For those facing significant debt, including a deficiency judgment, considering bankruptcy may be an option. Filing for Chapter 7 bankruptcy can discharge a deficiency judgment. Chapter 13 bankruptcy allows for the deficiency to be included in a repayment plan.

Tax Implications of Foreclosure

Beyond the immediate financial obligation, homeowners must also consider the tax implications of a foreclosure if mortgage debt is forgiven. When a lender forgives all or part of a debt, this canceled debt can be considered taxable income by the Internal Revenue Service (IRS). This often occurs in scenarios such as short sales, deeds in lieu of foreclosure, or if a deficiency judgment is waived or settled for a lesser amount.

Lenders are required to report canceled debt to the IRS on Form 1099-C, “Cancellation of Debt,” if the amount forgiven is $600 or more. This amount is included in the homeowner’s gross income for tax purposes, which can lead to an unexpected tax liability, even though no cash was received by the homeowner.

However, certain exceptions and exclusions may apply, potentially reducing or eliminating the tax burden. The “insolvency exclusion” allows homeowners to exclude some or all canceled debt from taxable income if their total liabilities exceed their total assets immediately before the debt cancellation. The exclusion amount is limited to the extent of insolvency.

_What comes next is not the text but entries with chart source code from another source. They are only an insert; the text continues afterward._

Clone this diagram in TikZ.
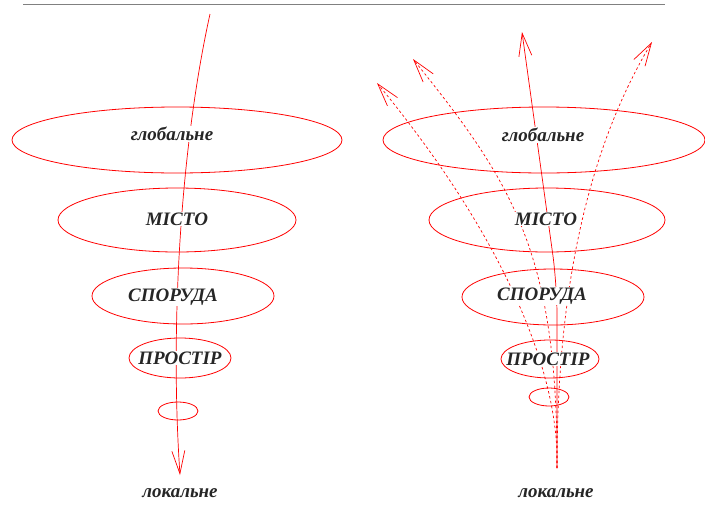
\documentclass[tikz,border=0pt]{standalone}
\usepackage{fontspec}
\setmainfont{Liberation Serif}
\usetikzlibrary{shapes.geometric,arrows.meta}
\tikzset{
  ring/.style={ellipse,draw=red,line width=0.8pt,inner sep=0pt},
  lbl/.style={font=\fontsize{19}{22}\selectfont\bfseries\itshape,text=black!85,fill=white,inner sep=1pt},
  endlbl/.style={font=\fontsize{19}{22}\selectfont\bfseries\itshape,text=black!85,inner sep=1pt},
  flow/.style={draw=red,line width=0.7pt,-{Straight Barb[length=23pt,width=13pt]}},
  flowdash/.style={flow,dash pattern=on 2.5pt off 2.5pt}
}
\begin{document}
\begin{tikzpicture}[x=1pt,y=-1pt]
\useasboundingbox (0,0) rectangle (705,504);
\fill[white] (0,0) rectangle (705,504);
% top rule
\coordinate (ruleL) at (23,4.5);
\coordinate (ruleR) at (665,4.5);
\draw[gray,line width=1.2pt] (ruleL) -- (ruleR);
% left rings
\node[ring,minimum width=330pt,minimum height=66pt] (gL) at (177,140) {};
\node[ring,minimum width=238pt,minimum height=64pt] (mL) at (177,220) {};
\node[ring,minimum width=182pt,minimum height=56pt] (sL) at (183,296) {};
\node[ring,minimum width=102pt,minimum height=40pt] (pL) at (180,358) {};
\node[ring,minimum width=40pt,minimum height=18pt] (lL) at (178,411) {};
% right rings
\node[ring,minimum width=322pt,minimum height=66pt] (gR) at (544,140) {};
\node[ring,minimum width=236pt,minimum height=64pt] (mR) at (547,220) {};
\node[ring,minimum width=182pt,minimum height=56pt] (sR) at (553,297) {};
\node[ring,minimum width=98pt,minimum height=38pt] (pR) at (550,359) {};
\node[ring,minimum width=40pt,minimum height=18pt] (lR) at (549,397) {};
% left arrow
\coordinate (Ltop) at (210,14);
\coordinate (Lbot) at (180,475);
\draw[flow] (Ltop) .. controls (180,150) and (170,330) .. (Lbot);
% right arrows
\coordinate (Rbot) at (557,468);
\coordinate (Rtop) at (522,32);
\coordinate (Rright) at (652,42);
\coordinate (Rmid) at (413,59);
\coordinate (Rleft) at (377,83);
\draw[flow,rounded corners=30pt] (Rbot) -- (557,285) -- (Rtop);
\draw[flowdash] (Rbot) .. controls (557,330) and (575,170) .. (Rright);
\draw[flowdash] (Rbot) .. controls (558,250) and (510,180) .. (Rmid);
\draw[flowdash] (Rbot) .. controls (560,360) and (490,220) .. (Rleft);
% labels left
\node[lbl] (tgL) at (172,134) {глобальне};
\node[lbl] (tmL) at (177,219) {МІСТО};
\node[lbl] (tsL) at (173,297) {СПОРУДА};
\node[lbl] (tpL) at (180,358) {ПРОСТІР};
\node[endlbl] (tlL) at (180,493) {локальне};
% labels right
\node[lbl] (tgR) at (543,135) {глобальне};
\node[lbl] (tmR) at (546,219) {МІСТО};
\node[lbl] (tsR) at (542,296) {СПОРУДА};
\node[lbl] (tpR) at (548,359) {ПРОСТІР};
\node[endlbl] (tlR) at (556,493) {локальне};
\end{tikzpicture}
\end{document}
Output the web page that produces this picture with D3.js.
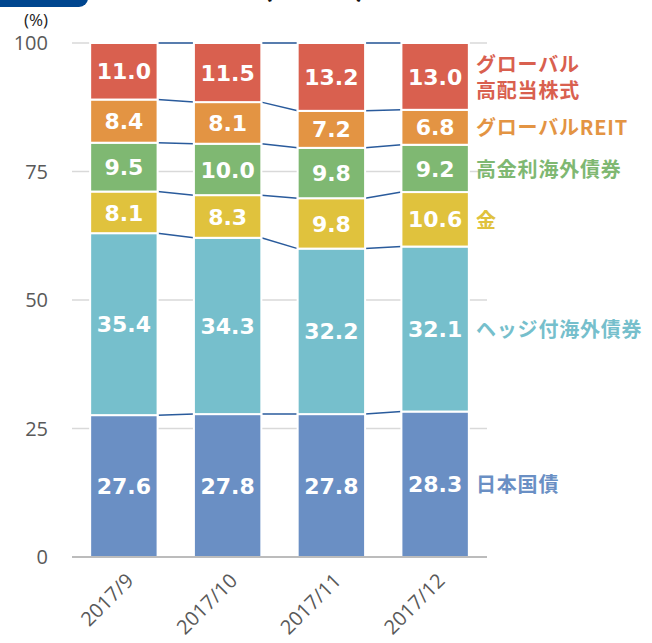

Historically, the Mortgage Forgiveness Debt Relief Act provided an exclusion for qualified principal residence indebtedness discharged, but its applicability has varied over the years and for specific tax years. Homeowners should verify if this act, or any extensions or similar provisions, applies to their specific situation for the relevant tax year. Consulting with a qualified tax professional is advisable due to the complexities of tax law concerning canceled debt and exclusions.